SAGINAW - The Most Rev. Joseph R. Cistone, Bishop of Saginaw, recently celebrated the Red Mass at the Cathedral of Mary of the Assumption in Saginaw where Donna T. Morris was named this year’s McArdle Award winner.
The McArdle Award is presented annually by the Thomas More Society to the lawyer or judge in the Catholic Diocese of Saginaw who displays legal excellence, has made significant contributions to his or her community and represents the best in the legal profession.
“The life and work of this year’s recipient embodies both the principles we strive for as lawyers, and the work asked of us by Jesus Christ,” said Magistrate Judge Charles Binder, who presented the award to Morris.
"I am so honored to receive this prestigious award in our Cathedral,” said Donna Morris. “My Catholic faith has always been my rock.
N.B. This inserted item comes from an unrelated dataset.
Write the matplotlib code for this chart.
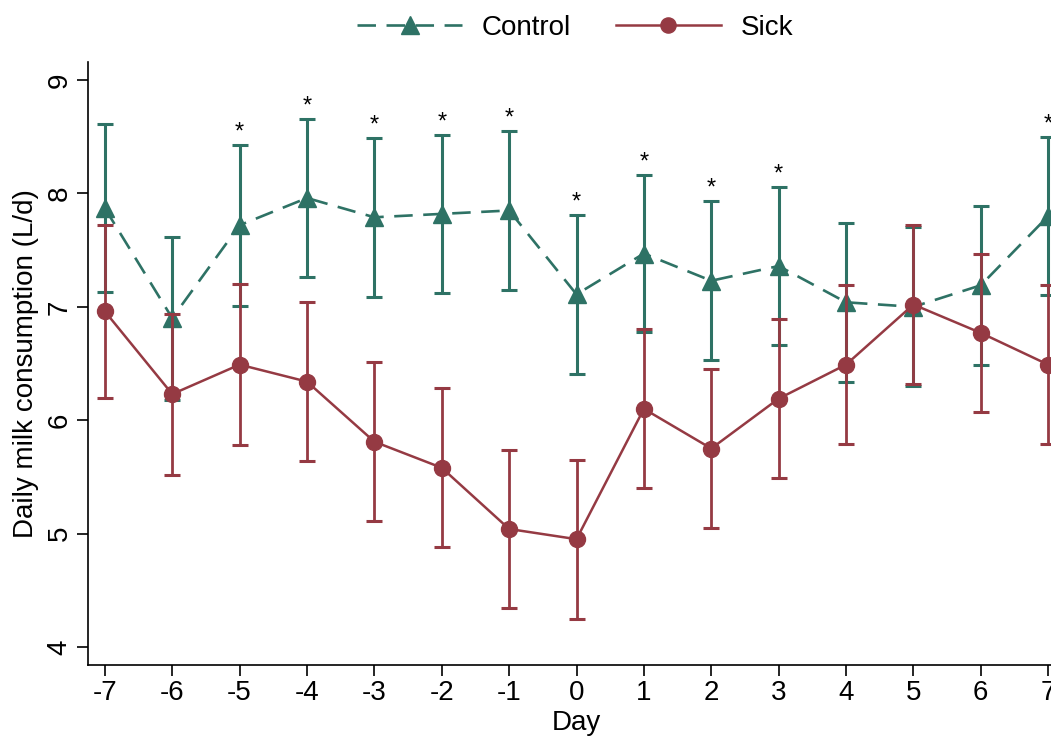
import matplotlib
matplotlib.use("Agg")
import matplotlib.pyplot as plt
import numpy as np

plt.rcParams["font.family"] = ["Liberation Sans", "DejaVu Sans"]

# jours autour de l'evenement
days = [-7, -6, -5, -4, -3, -2, -1, 0, 1, 2, 3, 4, 5, 6, 7]

control_mean = [7.87, 6.90, 7.72, 7.96, 7.79, 7.82, 7.85, 7.11, 7.47, 7.23, 7.36, 7.04, 7.00, 7.19, 7.80]
control_err = [0.74, 0.72, 0.71, 0.70, 0.70, 0.70, 0.70, 0.70, 0.69, 0.70, 0.70, 0.70, 0.70, 0.70, 0.70]

sick_mean = [6.96, 6.23, 6.49, 6.34, 5.81, 5.58, 5.04, 4.95, 6.10, 5.75, 6.19, 6.49, 7.02, 6.77, 6.49]
sick_err = [0.76, 0.71, 0.71, 0.70, 0.70, 0.70, 0.70, 0.70, 0.70, 0.70, 0.70, 0.70, 0.70, 0.70, 0.70]

# jours avec difference significative
star_days = [-5, -4, -3, -2, -1, 0, 1, 2, 3, 7]

yticks = [4, 5, 6, 7, 8, 9]

vert = "#2e7265"
rouge = "#953a43"
taille = 20

fig = plt.figure(figsize=(10.51, 7.40), dpi=100)
ax = fig.add_axes([88 / 1051, 75 / 740, 977 / 1051, 603 / 740])

ax.errorbar(days, control_mean, yerr=control_err, fmt="none", ecolor=vert,
            elinewidth=2.2, capsize=5.5, capthick=2.2, zorder=2)
ax.plot(days, control_mean, color=vert, linewidth=1.9, dashes=(7, 4),
        marker="^", markersize=13, label="Control", zorder=3)

ax.errorbar(days, sick_mean, yerr=sick_err, fmt="none", ecolor=rouge,
            elinewidth=2.0, capsize=5.5, capthick=2.2, zorder=4)
ax.plot(days, sick_mean, color=rouge, linewidth=1.8, marker="o",
        markersize=11.5, label="Sick", zorder=5)

for d in star_days:
    i = days.index(d)
    ax.annotate("*", (d, control_mean[i] + control_err[i]), xytext=(0, 1),
                textcoords="offset points", ha="center", va="bottom",
                fontsize=17, annotation_clip=False)

ax.set_xlim(-7.25, 7.25)
ax.set_ylim(3.84, 9.16)
ax.set_xticks(days)
ax.set_xticklabels([str(d) for d in days])
ax.set_yticks(yticks)

for s in ["top", "right"]:
    ax.spines[s].set_visible(False)
for s in ["left", "bottom"]:
    ax.spines[s].set_linewidth(1.2)

ax.tick_params(axis="both", labelsize=taille, length=8, width=1.2, pad=3)
ax.tick_params(axis="y", labelrotation=90)
for lab in ax.get_yticklabels():
    lab.set_va("center")

ax.set_xlabel("Day", fontsize=taille, labelpad=3)
ax.set_ylabel("Daily milk consumption (L/d)", fontsize=taille)
ax.yaxis.set_label_coords(-0.05, 0.5)

fig.legend(loc="center", bbox_to_anchor=(575 / 1051, 1 - 28 / 740), ncol=2,
           frameon=False, fontsize=taille, handlelength=3.8, handletextpad=0.7,
           columnspacing=1.6, markerscale=0.95)

plt.savefig("out.png", dpi=100)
It has carried me through the tough times and guided me through the everyday challenges and decisions I had to make.”
In 1973, when her husband died, Morris began attending law school while raising a family. She graduated from Thomas M. Cooley Law School in 1977 and two years later was appointed Midland County Probate Judge where she served for the next 21 years.
During that time, she served as a faculty member of the Michigan Judicial Institute, teaching classes on mental health cases, along with guardian and conservatorship matters, and abused and neglected children cases. She undertook a six-year process culminating in revisions to the Michigan mental health code.
On behalf of the Michigan Probate Judges Association, she wrote an Amicus Curiae brief filed in the Michigan Supreme Court for the case of In Re Macomber, 436 Mich. 386 (1990). The Court agreed with her position, and held that the probate court had jurisdiction not only over an abused child, but also over the abusive father of that child, and thus expanded the Probate Court’s authority, giving it the power to order the abusive father to vacate the home.
“I am so proud to be a lawyer and I sincerely believe that it is a most noble profession,” said Morris. “As lawyers, we have the ability to help those who do not understand their rights and are unable to advocate for themselves.”
Morris served on the Thomas M. Cooley Law School Board of Directors from 1980 until 2002 and was even made an honorary Doctor of Laws by the school. She also served on many boards including: 1016 House for in-home substance abuse treatment, Counsel on Domestic Violence; Crisis Telephone Service and Salvation Army.
“Her generosity continues to this day,” said Magistrate Judge Charles Binder. “She continues to open her home to share the holidays with mentally ill and developmentally disabled people. In Matthew 25:40, Christ said, ‘Amen, I say to you, whatever you did for one of the least brothers of mine, you did for me.' I know of no better way to describe Probate Judge Donna Morris. I am humbled to have the privilege of presenting her the Edward McArdle Award.”
The McArdle Award is named in honor of the late Edward McArdle of Saginaw who facilitated the formation of a group of lawyers and judges in the Saginaw diocese called the Thomas More Fellows. The purpose of the group was to help organize and promote celebration of the Red Mass.
The first Red Mass in the Catholic Diocese of Saginaw was celebrated in 1987 and has been celebrated annually since that time. The custom of a special Mass for the Bench and Bar arose in Europe in the early 13th century and is offered to invoke divine guidance and strength during the coming term of Court. The Red Mass came to be known as such due to the red vestments worn in honor of the Holy Spirit as well as the red robes worn by the judges of the High Court in the time of King Edward I, who were all doctors of the law.